*To be done*
Write out each line exactly as given. Leave the pictures out of your copy.

*Records shown*
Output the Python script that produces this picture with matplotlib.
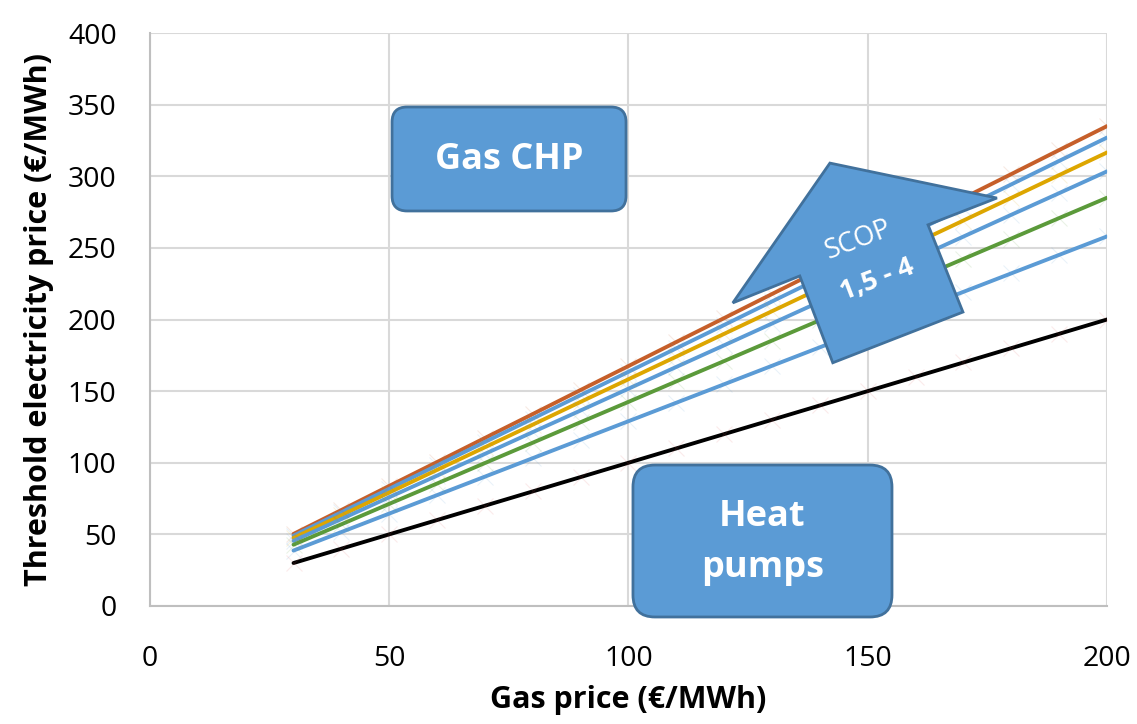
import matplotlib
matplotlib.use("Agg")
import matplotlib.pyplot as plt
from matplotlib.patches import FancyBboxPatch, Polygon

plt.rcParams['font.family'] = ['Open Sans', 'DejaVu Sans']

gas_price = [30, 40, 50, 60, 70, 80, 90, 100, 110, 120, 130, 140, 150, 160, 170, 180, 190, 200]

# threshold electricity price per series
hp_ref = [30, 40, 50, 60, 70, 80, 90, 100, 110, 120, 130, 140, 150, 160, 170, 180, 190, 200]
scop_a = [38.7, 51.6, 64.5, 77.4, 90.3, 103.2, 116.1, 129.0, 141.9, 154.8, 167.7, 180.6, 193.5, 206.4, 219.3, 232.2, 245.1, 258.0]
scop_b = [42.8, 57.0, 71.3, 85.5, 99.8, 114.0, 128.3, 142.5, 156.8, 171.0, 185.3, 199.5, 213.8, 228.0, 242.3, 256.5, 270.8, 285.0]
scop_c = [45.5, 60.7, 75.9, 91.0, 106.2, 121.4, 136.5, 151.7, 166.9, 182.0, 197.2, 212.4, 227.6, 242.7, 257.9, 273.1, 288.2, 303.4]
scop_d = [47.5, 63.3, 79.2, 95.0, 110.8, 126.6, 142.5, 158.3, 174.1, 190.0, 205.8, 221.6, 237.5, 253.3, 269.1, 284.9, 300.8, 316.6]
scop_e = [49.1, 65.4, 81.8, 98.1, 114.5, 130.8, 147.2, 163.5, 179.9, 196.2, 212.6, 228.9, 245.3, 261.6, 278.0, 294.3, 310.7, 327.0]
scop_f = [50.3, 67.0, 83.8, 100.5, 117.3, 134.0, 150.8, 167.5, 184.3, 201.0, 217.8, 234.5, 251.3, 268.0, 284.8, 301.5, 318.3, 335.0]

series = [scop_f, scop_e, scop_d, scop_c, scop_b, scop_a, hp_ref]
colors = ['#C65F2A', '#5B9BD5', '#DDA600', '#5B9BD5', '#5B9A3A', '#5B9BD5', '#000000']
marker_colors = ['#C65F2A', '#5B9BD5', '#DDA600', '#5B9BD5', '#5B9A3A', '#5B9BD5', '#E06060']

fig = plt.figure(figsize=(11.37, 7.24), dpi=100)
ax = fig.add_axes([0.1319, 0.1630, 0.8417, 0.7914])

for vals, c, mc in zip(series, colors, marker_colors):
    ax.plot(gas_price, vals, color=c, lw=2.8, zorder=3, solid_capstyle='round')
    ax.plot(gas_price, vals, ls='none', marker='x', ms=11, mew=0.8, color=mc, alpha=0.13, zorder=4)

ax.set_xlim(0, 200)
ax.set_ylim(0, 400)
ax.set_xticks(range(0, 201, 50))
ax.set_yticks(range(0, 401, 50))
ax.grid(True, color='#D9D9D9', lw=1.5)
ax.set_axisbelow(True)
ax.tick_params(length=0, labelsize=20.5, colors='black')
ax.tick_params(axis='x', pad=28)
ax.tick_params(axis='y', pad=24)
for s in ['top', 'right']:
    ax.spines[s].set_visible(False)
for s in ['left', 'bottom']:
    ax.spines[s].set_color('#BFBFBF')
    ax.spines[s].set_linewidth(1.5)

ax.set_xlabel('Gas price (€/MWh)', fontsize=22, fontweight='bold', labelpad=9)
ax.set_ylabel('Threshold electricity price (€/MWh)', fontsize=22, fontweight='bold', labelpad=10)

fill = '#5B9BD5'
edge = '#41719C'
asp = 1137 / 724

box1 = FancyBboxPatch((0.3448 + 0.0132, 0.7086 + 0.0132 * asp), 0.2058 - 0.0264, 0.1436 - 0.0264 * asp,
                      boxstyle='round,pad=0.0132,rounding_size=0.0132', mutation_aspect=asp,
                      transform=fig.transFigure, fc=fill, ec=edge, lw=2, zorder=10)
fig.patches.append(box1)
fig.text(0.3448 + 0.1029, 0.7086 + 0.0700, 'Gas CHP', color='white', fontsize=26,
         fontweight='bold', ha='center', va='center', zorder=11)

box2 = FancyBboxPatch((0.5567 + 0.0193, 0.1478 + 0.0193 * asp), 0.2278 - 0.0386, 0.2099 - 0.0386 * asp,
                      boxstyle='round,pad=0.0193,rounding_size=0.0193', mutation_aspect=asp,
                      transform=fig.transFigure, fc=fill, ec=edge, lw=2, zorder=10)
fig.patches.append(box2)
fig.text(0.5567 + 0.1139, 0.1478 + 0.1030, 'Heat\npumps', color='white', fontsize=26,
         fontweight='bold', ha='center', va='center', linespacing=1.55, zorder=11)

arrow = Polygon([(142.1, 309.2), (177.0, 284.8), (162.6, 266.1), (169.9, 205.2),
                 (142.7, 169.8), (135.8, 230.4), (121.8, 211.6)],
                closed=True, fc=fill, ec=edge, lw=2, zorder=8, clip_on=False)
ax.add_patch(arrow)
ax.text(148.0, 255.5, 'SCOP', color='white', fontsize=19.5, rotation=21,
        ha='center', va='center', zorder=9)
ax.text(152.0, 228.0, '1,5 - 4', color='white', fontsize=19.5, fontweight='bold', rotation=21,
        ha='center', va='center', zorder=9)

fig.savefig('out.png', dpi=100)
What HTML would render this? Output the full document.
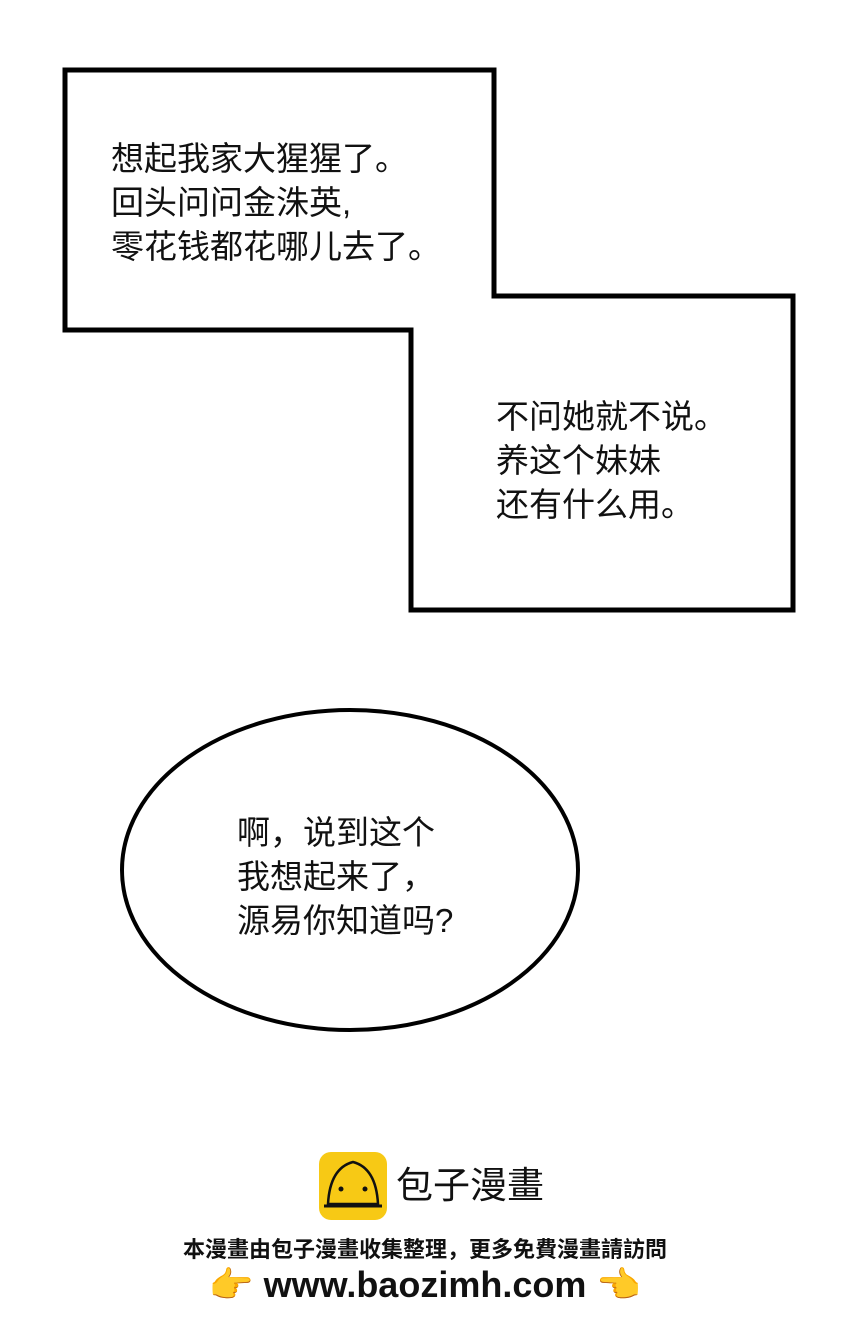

*Result*
Output the Python script that produces this picture with matplotlib.
import matplotlib
matplotlib.use("Agg")
import matplotlib.pyplot as plt
from matplotlib.patches import FancyBboxPatch, Polygon

plt.rcParams['font.family'] = ['Open Sans', 'DejaVu Sans']

gas_price = [30, 40, 50, 60, 70, 80, 90, 100, 110, 120, 130, 140, 150, 160, 170, 180, 190, 200]

# threshold electricity price per series
hp_ref = [30, 40, 50, 60, 70, 80, 90, 100, 110, 120, 130, 140, 150, 160, 170, 180, 190, 200]
scop_a = [38.7, 51.6, 64.5, 77.4, 90.3, 103.2, 116.1, 129.0, 141.9, 154.8, 167.7, 180.6, 193.5, 206.4, 219.3, 232.2, 245.1, 258.0]
scop_b = [42.8, 57.0, 71.3, 85.5, 99.8, 114.0, 128.3, 142.5, 156.8, 171.0, 185.3, 199.5, 213.8, 228.0, 242.3, 256.5, 270.8, 285.0]
scop_c = [45.5, 60.7, 75.9, 91.0, 106.2, 121.4, 136.5, 151.7, 166.9, 182.0, 197.2, 212.4, 227.6, 242.7, 257.9, 273.1, 288.2, 303.4]
scop_d = [47.5, 63.3, 79.2, 95.0, 110.8, 126.6, 142.5, 158.3, 174.1, 190.0, 205.8, 221.6, 237.5, 253.3, 269.1, 284.9, 300.8, 316.6]
scop_e = [49.1, 65.4, 81.8, 98.1, 114.5, 130.8, 147.2, 163.5, 179.9, 196.2, 212.6, 228.9, 245.3, 261.6, 278.0, 294.3, 310.7, 327.0]
scop_f = [50.3, 67.0, 83.8, 100.5, 117.3, 134.0, 150.8, 167.5, 184.3, 201.0, 217.8, 234.5, 251.3, 268.0, 284.8, 301.5, 318.3, 335.0]

series = [scop_f, scop_e, scop_d, scop_c, scop_b, scop_a, hp_ref]
colors = ['#C65F2A', '#5B9BD5', '#DDA600', '#5B9BD5', '#5B9A3A', '#5B9BD5', '#000000']
marker_colors = ['#C65F2A', '#5B9BD5', '#DDA600', '#5B9BD5', '#5B9A3A', '#5B9BD5', '#E06060']

fig = plt.figure(figsize=(11.37, 7.24), dpi=100)
ax = fig.add_axes([0.1319, 0.1630, 0.8417, 0.7914])

for vals, c, mc in zip(series, colors, marker_colors):
    ax.plot(gas_price, vals, color=c, lw=2.8, zorder=3, solid_capstyle='round')
    ax.plot(gas_price, vals, ls='none', marker='x', ms=11, mew=0.8, color=mc, alpha=0.13, zorder=4)

ax.set_xlim(0, 200)
ax.set_ylim(0, 400)
ax.set_xticks(range(0, 201, 50))
ax.set_yticks(range(0, 401, 50))
ax.grid(True, color='#D9D9D9', lw=1.5)
ax.set_axisbelow(True)
ax.tick_params(length=0, labelsize=20.5, colors='black')
ax.tick_params(axis='x', pad=28)
ax.tick_params(axis='y', pad=24)
for s in ['top', 'right']:
    ax.spines[s].set_visible(False)
for s in ['left', 'bottom']:
    ax.spines[s].set_color('#BFBFBF')
    ax.spines[s].set_linewidth(1.5)

ax.set_xlabel('Gas price (€/MWh)', fontsize=22, fontweight='bold', labelpad=9)
ax.set_ylabel('Threshold electricity price (€/MWh)', fontsize=22, fontweight='bold', labelpad=10)

fill = '#5B9BD5'
edge = '#41719C'
asp = 1137 / 724

box1 = FancyBboxPatch((0.3448 + 0.0132, 0.7086 + 0.0132 * asp), 0.2058 - 0.0264, 0.1436 - 0.0264 * asp,
                      boxstyle='round,pad=0.0132,rounding_size=0.0132', mutation_aspect=asp,
                      transform=fig.transFigure, fc=fill, ec=edge, lw=2, zorder=10)
fig.patches.append(box1)
fig.text(0.3448 + 0.1029, 0.7086 + 0.0700, 'Gas CHP', color='white', fontsize=26,
         fontweight='bold', ha='center', va='center', zorder=11)

box2 = FancyBboxPatch((0.5567 + 0.0193, 0.1478 + 0.0193 * asp), 0.2278 - 0.0386, 0.2099 - 0.0386 * asp,
                      boxstyle='round,pad=0.0193,rounding_size=0.0193', mutation_aspect=asp,
                      transform=fig.transFigure, fc=fill, ec=edge, lw=2, zorder=10)
fig.patches.append(box2)
fig.text(0.5567 + 0.1139, 0.1478 + 0.1030, 'Heat\npumps', color='white', fontsize=26,
         fontweight='bold', ha='center', va='center', linespacing=1.55, zorder=11)

arrow = Polygon([(142.1, 309.2), (177.0, 284.8), (162.6, 266.1), (169.9, 205.2),
                 (142.7, 169.8), (135.8, 230.4), (121.8, 211.6)],
                closed=True, fc=fill, ec=edge, lw=2, zorder=8, clip_on=False)
ax.add_patch(arrow)
ax.text(148.0, 255.5, 'SCOP', color='white', fontsize=19.5, rotation=21,
        ha='center', va='center', zorder=9)
ax.text(152.0, 228.0, '1,5 - 4', color='white', fontsize=19.5, fontweight='bold', rotation=21,
        ha='center', va='center', zorder=9)

fig.savefig('out.png', dpi=100)
What HTML would render this? Output the full document.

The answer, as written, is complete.